Retype only what runs from the first line of the listing to the line holding "import plotly.graph_objects as go", both included. Do not retype the pictures.

<<<<

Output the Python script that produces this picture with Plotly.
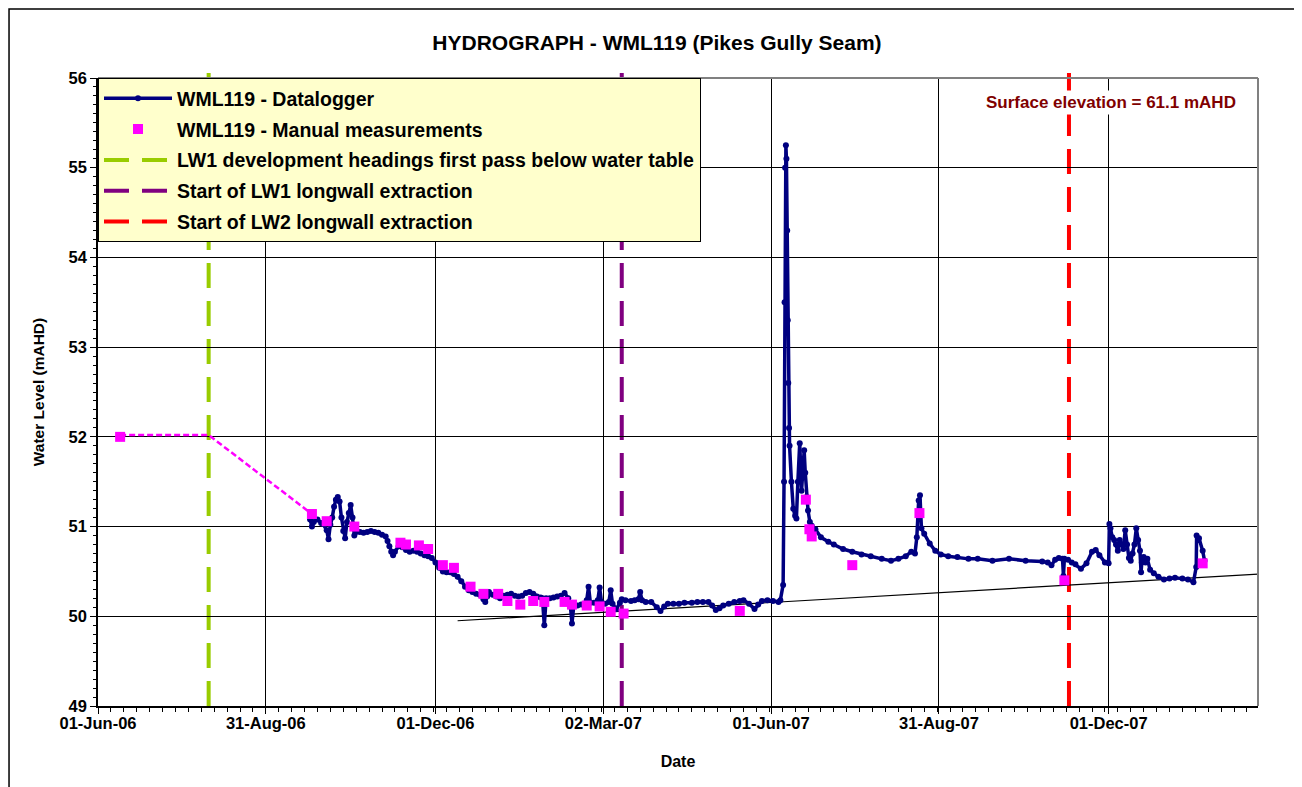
import plotly.graph_objects as go

# ---------------- data ----------------
logger_dates = [
    "2006-09-24", "2006-09-25", "2006-09-26", "2006-09-28", "2006-09-30", "2006-10-01",
    "2006-10-03", "2006-10-04", "2006-10-05", "2006-10-06", "2006-10-07", "2006-10-08",
    "2006-10-09", "2006-10-10", "2006-10-11", "2006-10-12", "2006-10-13", "2006-10-14",
    "2006-10-15", "2006-10-16", "2006-10-17", "2006-10-18", "2006-10-19", "2006-10-21",
    "2006-10-23", "2006-10-25", "2006-10-27", "2006-10-29", "2006-10-31", "2006-11-02",
    "2006-11-04", "2006-11-05", "2006-11-06", "2006-11-07", "2006-11-08", "2006-11-09",
    "2006-11-11", "2006-11-13", "2006-11-15", "2006-11-17", "2006-11-19", "2006-11-21",
    "2006-11-23", "2006-11-25", "2006-11-27", "2006-11-29", "2006-12-01", "2006-12-03",
    "2006-12-05", "2006-12-07", "2006-12-09", "2006-12-11", "2006-12-13", "2006-12-15",
    "2006-12-17", "2006-12-19", "2006-12-21", "2006-12-23", "2006-12-25", "2006-12-27",
    "2006-12-28", "2006-12-29", "2006-12-30", "2007-01-01", "2007-01-03", "2007-01-05",
    "2007-01-07", "2007-01-09", "2007-01-11", "2007-01-13", "2007-01-15", "2007-01-17",
    "2007-01-19", "2007-01-21", "2007-01-23", "2007-01-25", "2007-01-27", "2007-01-28",
    "2007-01-29", "2007-01-30", "2007-02-01", "2007-02-03", "2007-02-05", "2007-02-07",
    "2007-02-09", "2007-02-11", "2007-02-12", "2007-02-13", "2007-02-14", "2007-02-16",
    "2007-02-18", "2007-02-20", "2007-02-21", "2007-02-22", "2007-02-23", "2007-02-25",
    "2007-02-27", "2007-02-28", "2007-03-01", "2007-03-03", "2007-03-05", "2007-03-06",
    "2007-03-07", "2007-03-09", "2007-03-11", "2007-03-12", "2007-03-14", "2007-03-17",
    "2007-03-19", "2007-03-21", "2007-03-22", "2007-03-23", "2007-03-25", "2007-03-28",
    "2007-03-31", "2007-04-02", "2007-04-04", "2007-04-06", "2007-04-09", "2007-04-12",
    "2007-04-15", "2007-04-19", "2007-04-22", "2007-04-25", "2007-04-28", "2007-04-30",
    "2007-05-02", "2007-05-04", "2007-05-06", "2007-05-09", "2007-05-12", "2007-05-15",
    "2007-05-17", "2007-05-20", "2007-05-23", "2007-05-25", "2007-05-27", "2007-05-30",
    "2007-06-02", "2007-06-05", "2007-06-06", "2007-06-07 12:00", "2007-06-08 00:00",
    "2007-06-08 07:00", "2007-06-08 14:00", "2007-06-09 00:00", "2007-06-09 07:00",
    "2007-06-09 17:00", "2007-06-10 00:00", "2007-06-10 07:00", "2007-06-10 17:00",
    "2007-06-11", "2007-06-12", "2007-06-13", "2007-06-14", "2007-06-14 17:00",
    "2007-06-15 12:00", "2007-06-16 12:00", "2007-06-17 12:00", "2007-06-18 05:00",
    "2007-06-18 22:00", "2007-06-19 12:00", "2007-06-20 05:00", "2007-06-21", "2007-06-22",
    "2007-06-23", "2007-06-25", "2007-06-28", "2007-07-02", "2007-07-05", "2007-07-10",
    "2007-07-15", "2007-07-20", "2007-07-25", "2007-07-31", "2007-08-05", "2007-08-09",
    "2007-08-13", "2007-08-16", "2007-08-18", "2007-08-19", "2007-08-20", "2007-08-20 17:00",
    "2007-08-21 12:00", "2007-08-23", "2007-08-26", "2007-08-29", "2007-09-01", "2007-09-05",
    "2007-09-10", "2007-09-16", "2007-09-21", "2007-09-29", "2007-10-08", "2007-10-17",
    "2007-10-26", "2007-10-29", "2007-10-31", "2007-11-02", "2007-11-04", "2007-11-06",
    "2007-11-06 12:00", "2007-11-07", "2007-11-09", "2007-11-11", "2007-11-13", "2007-11-16",
    "2007-11-19", "2007-11-22", "2007-11-24", "2007-11-26", "2007-11-29", "2007-12-01",
    "2007-12-01 10:00", "2007-12-02", "2007-12-03", "2007-12-04", "2007-12-05", "2007-12-06",
    "2007-12-07", "2007-12-08", "2007-12-09", "2007-12-10", "2007-12-11", "2007-12-12",
    "2007-12-13", "2007-12-14", "2007-12-15", "2007-12-16", "2007-12-17", "2007-12-18",
    "2007-12-18 14:00", "2007-12-19", "2007-12-20", "2007-12-21", "2007-12-22",
    "2007-12-23 12:00", "2007-12-25 12:00", "2007-12-28", "2007-12-31", "2008-01-03",
    "2008-01-06", "2008-01-10", "2008-01-13", "2008-01-16", "2008-01-17 12:00",
    "2008-01-17 17:00", "2008-01-19", "2008-01-21", "2008-01-22",
]
logger_values = [
    51.08, 51.00, 51.05, 51.08, 51.04, 51.03,
    50.96, 50.86, 51.02, 51.10, 51.22, 51.30,
    51.33, 51.28, 51.10, 50.95, 50.87, 51.05,
    51.15, 51.24, 51.10, 50.90, 50.94, 50.94,
    50.93, 50.94, 50.95, 50.94, 50.93, 50.91,
    50.89, 50.84, 50.78, 50.72, 50.68, 50.72,
    50.78, 50.77, 50.74, 50.72, 50.73, 50.72,
    50.70, 50.68, 50.67, 50.65, 50.60, 50.54,
    50.50, 50.49, 50.49, 50.47, 50.44, 50.39,
    50.33, 50.29, 50.27, 50.25, 50.24, 50.19,
    50.16, 50.22, 50.27, 50.24, 50.22, 50.20,
    50.23, 50.24, 50.25, 50.23, 50.22, 50.23,
    50.26, 50.27, 50.25, 50.22, 50.21, 50.20,
    49.90, 50.20, 50.20, 50.21, 50.22, 50.23,
    50.26, 50.20, 50.15, 49.92, 50.12, 50.12,
    50.13, 50.14, 50.18, 50.33, 50.15, 50.15,
    50.18, 50.32, 50.16, 50.14, 50.16, 50.29,
    50.14, 50.08, 50.15, 50.19, 50.18, 50.17,
    50.18, 50.19, 50.27, 50.18, 50.16, 50.16,
    50.10, 50.06, 50.11, 50.14, 50.14, 50.14,
    50.15, 50.15, 50.16, 50.16, 50.16, 50.12,
    50.07, 50.09, 50.12, 50.14, 50.16, 50.17,
    50.18, 50.14, 50.08, 50.13, 50.17, 50.18,
    50.17, 50.16, 50.18, 50.35, 51.50,
    53.50, 55.00, 55.25, 55.10,
    54.30, 53.30, 52.60, 52.10,
    51.90, 51.50, 51.20, 51.12, 51.09,
    51.50, 51.93, 51.40, 51.60,
    51.85, 51.60, 51.33, 51.18, 51.05,
    51.01, 50.97, 50.88, 50.83, 50.80, 50.75,
    50.72, 50.69, 50.67, 50.64, 50.62, 50.64,
    50.67, 50.72, 50.70, 50.88, 51.29, 51.35,
    50.98, 50.92, 50.81, 50.73, 50.69, 50.67,
    50.66, 50.64, 50.64, 50.62, 50.64, 50.62,
    50.61, 50.60, 50.57, 50.63, 50.65, 50.64,
    50.45, 50.64, 50.63, 50.60, 50.58, 50.53,
    50.59, 50.72, 50.74, 50.68, 50.60, 50.59,
    51.03, 50.98, 50.88, 50.85, 50.80, 50.73,
    50.85, 50.80, 50.75, 50.96, 50.80, 50.65,
    50.62, 50.70, 50.80, 50.98, 50.85, 50.73,
    50.49, 50.60, 50.66, 50.60, 50.64,
    50.52, 50.48, 50.44, 50.41, 50.42,
    50.43, 50.42, 50.41, 50.38, 50.55,
    50.90, 50.87, 50.73, 50.62,
]

manual_dates = [
    "2006-06-13", "2006-09-25", "2006-10-03", "2006-10-18", "2006-11-12", "2006-11-15",
    "2006-11-22", "2006-11-27", "2006-12-05", "2006-12-11", "2006-12-20", "2006-12-27",
    "2007-01-04", "2007-01-09", "2007-01-16", "2007-01-23", "2007-01-29", "2007-02-09",
    "2007-02-13", "2007-02-21", "2007-02-28", "2007-03-06", "2007-03-13", "2007-05-15",
    "2007-06-19 20:00", "2007-06-21 18:00", "2007-06-23", "2007-07-15", "2007-08-20 10:00",
    "2007-11-07", "2008-01-21",
]
manual_values = [
    52.00, 51.14, 51.06, 51.00, 50.82, 50.80,
    50.79, 50.75, 50.57, 50.54, 50.33, 50.25,
    50.25, 50.17, 50.13, 50.17, 50.16, 50.16,
    50.13, 50.12, 50.11, 50.05, 50.03, 50.06,
    51.30, 50.97, 50.89, 50.57, 51.15,
    50.40, 50.59,
]

# inferred water level before logger installation (dashed magenta)
proj_dates = ["2006-06-13", "2006-07-31", "2006-09-25"]
proj_values = [52.02, 52.02, 51.14]

# baseline trend line
trend_dates = ["2006-12-13", "2008-02-28"]
trend_values = [49.95, 50.48]

event_names = [
    "LW1 development headings first pass below water table",
    "Start of LW1 longwall extraction",
    "Start of LW2 longwall extraction",
]
event_dates = ["2006-07-31", "2007-03-12", "2007-11-09 12:00"]
event_colors = ["#99CC00", "#800080", "#FF0000"]

x_tick_dates = ["2006-06-01", "2006-08-31", "2006-12-01", "2007-03-02",
                "2007-06-01", "2007-08-31", "2007-12-01"]
x_range = ["2006-06-01", "2008-02-20"]
y_range = [49, 56]

FONT = "Liberation Sans, Arial, sans-serif"

fig = go.Figure()

fig.add_trace(go.Scatter(
    x=proj_dates, y=proj_values, mode="lines",
    line=dict(color="#FF00FF", width=2.5, dash="6px,3px"),
    showlegend=False, hoverinfo="skip",
))
fig.add_trace(go.Scatter(
    x=trend_dates, y=trend_values, mode="lines",
    line=dict(color="#000000", width=1.2),
    showlegend=False, hoverinfo="skip",
))
fig.add_trace(go.Scatter(
    x=logger_dates, y=logger_values, mode="lines+markers",
    name="WML119 - Datalogger",
    line=dict(color="#000080", width=3.5),
    marker=dict(color="#000080", size=6, symbol="circle"),
    legendrank=1, legendgroup="g1",
))
fig.add_trace(go.Scatter(
    x=manual_dates, y=manual_values, mode="markers",
    name="WML119 - Manual measurements",
    marker=dict(color="#FF00FF", size=10, symbol="square"),
    legendrank=2, legendgroup="g2",
))

for i, (nm, d, c) in enumerate(zip(event_names, event_dates, event_colors)):
    fig.add_shape(
        type="line", xref="x", yref="paper",
        x0=d, x1=d, y0=1.008, y1=-0.007,
        line=dict(color=c, width=4, dash="25px,13px"),
        layer="between", showlegend=True, name=nm,
        legendrank=3 + i, legendgroup="e%d" % i,
    )

# plot-area top/right border (grey) and outer chart border
fig.add_shape(type="line", xref="paper", yref="paper", x0=0, x1=1, y0=1, y1=1,
              line=dict(color="#808080", width=2), layer="above")
fig.add_shape(type="line", xref="paper", yref="paper", x0=1, x1=1, y0=0, y1=1,
              line=dict(color="#808080", width=2), layer="above")
fig.add_shape(type="rect", xref="paper", yref="paper",
              x0=-0.0767, x1=1.0336, y0=-0.2, y1=1.1099,
              line=dict(color="#000000", width=1.5), layer="above")

fig.add_annotation(
    text="Surface elevation = 61.1 mAHD", xref="paper", yref="paper",
    x=0.873, y=0.961, xanchor="center", yanchor="middle", showarrow=False,
    font=dict(family=FONT, size=17, color="#800000", weight="bold"),
    bgcolor="#FFFFFF", borderpad=2,
)

fig.update_layout(
    width=1294, height=779,
    margin=dict(l=90, r=44, t=70, b=81),
    paper_bgcolor="#FFFFFF", plot_bgcolor="#FFFFFF",
    font=dict(family=FONT, color="#000000"),
    title=dict(
        text="HYDROGRAPH - WML119 (Pikes Gully Seam)",
        x=0.5015, xref="container", xanchor="center",
        y=0.955, yref="container", yanchor="middle",
        font=dict(family=FONT, size=21, color="#000000", weight="bold"),
    ),
    legend=dict(
        x=0, y=1, xanchor="left", yanchor="top",
        bgcolor="#FFFFCC", bordercolor="#000000", borderwidth=1,
        font=dict(family=FONT, size=19.5, color="#000000", weight="bold"),
        tracegroupgap=2.5, itemwidth=68,
    ),
    showlegend=True,
)

fig.update_xaxes(
    range=x_range, type="date",
    tickvals=x_tick_dates, tickformat="%d-%b-%y",
    tickfont=dict(family=FONT, size=16.5, color="#000000", weight="bold"),
    ticks="outside", ticklen=6, tickcolor="#000000", ticklabelstandoff=-5,
    showgrid=True, gridcolor="#000000", gridwidth=1,
    showline=True, linecolor="#000000", linewidth=1.5,
    zeroline=False,
    minor=dict(ticks="outside", ticklen=4, tickcolor="#000000",
               dtick=7 * 86400000, tick0="2006-06-01", showgrid=False),
    title=dict(text="Date", standoff=25,
               font=dict(family=FONT, size=16, color="#000000", weight="bold")),
)
fig.update_yaxes(
    range=y_range, dtick=1, tick0=49,
    tickfont=dict(family=FONT, size=16.5, color="#000000", weight="bold"),
    ticks="outside", ticklen=6, tickcolor="#000000",
    showgrid=True, gridcolor="#000000", gridwidth=1,
    showline=True, linecolor="#000000", linewidth=1.5,
    zeroline=False,
    minor=dict(ticks="outside", ticklen=3, tickcolor="#000000",
               dtick=0.1, showgrid=False),
    title=dict(text="Water Level (mAHD)", standoff=20,
               font=dict(family=FONT, size=15.5, color="#000000", weight="bold")),
)

fig.write_html("out.html")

>>>>

CORRECT ANSWER —
Output the Python script that produces this picture with Plotly.
import plotly.graph_objects as go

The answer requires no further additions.